Gabriel Rauterberg is a professor of law at the University of Michigan Law School. He teaches Corporate Law, Capital Markets Regulation, and Contracts. His research interests include corporate governance, securities regulation, investment funds, contract law, and financial institutions.

Rauterberg’s research has won multiple awards, including being selected twice as one of the top 10 articles published annually in corporate and securities law. The Delaware Supreme Court, Delaware Chancery Court, and Commissioners of the SEC have repeatedly cited his research.

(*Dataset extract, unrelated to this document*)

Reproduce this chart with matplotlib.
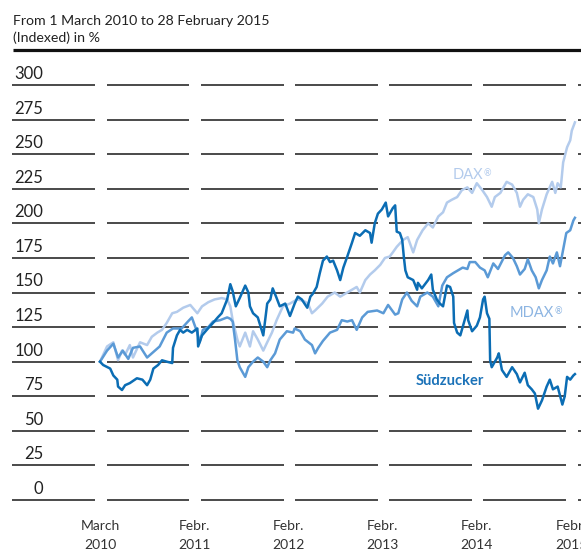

Rauterberg’s solo and co-authored work has been published in various leading journals, including the Harvard Law ReviewStanford Law Review, Columbia Law Review, and Yale Journal of Regulation, and has been featured in the New York Times, Washington Post, Forbes, and Bloomberg. He is routinely cited in the press for his expertise in corporate and securities law, and conducts training for international securities regulators.

His current projects include empirical studies of private investments in public equity and of the contracting practices of England’s first business corporations, the analysis of developments in contemporary corporate governance and securities law, and an interdisciplinary effort to study the trading behavior of artificially intelligent algorithms.

Rauterberg is also the co-author of three books: a systematic analysis of policy issues in securities trading markets, The New Stock Market: Law, Economics, and Policy (with Merritt Fox and Larry Glosten; Columbia University Press, 2019); a contracts casebook, Contracts: Law, Theory, and Practice (with Daniel Markovits; Foundation Press, 2018); and a popular primer on corporate law, Corporations in 100 Pages (with Holger Spamann and Scott Hirst, 2022).

Before joining the Michigan Law faculty, Rauterberg was a research scholar in capital markets at Columbia University. Before academia, he was an associate at Cooley LLP and Skadden, Arps, Slate, Meagher & Flom LLP, where he represented institutions and individuals in a variety of complex civil disputes ranging from class action securities fraud suits to breach of contract and fiduciary duty claims. Since then, he has been an expert or consultant on a number of litigation matters involving securities law, corporate governance, and contract law.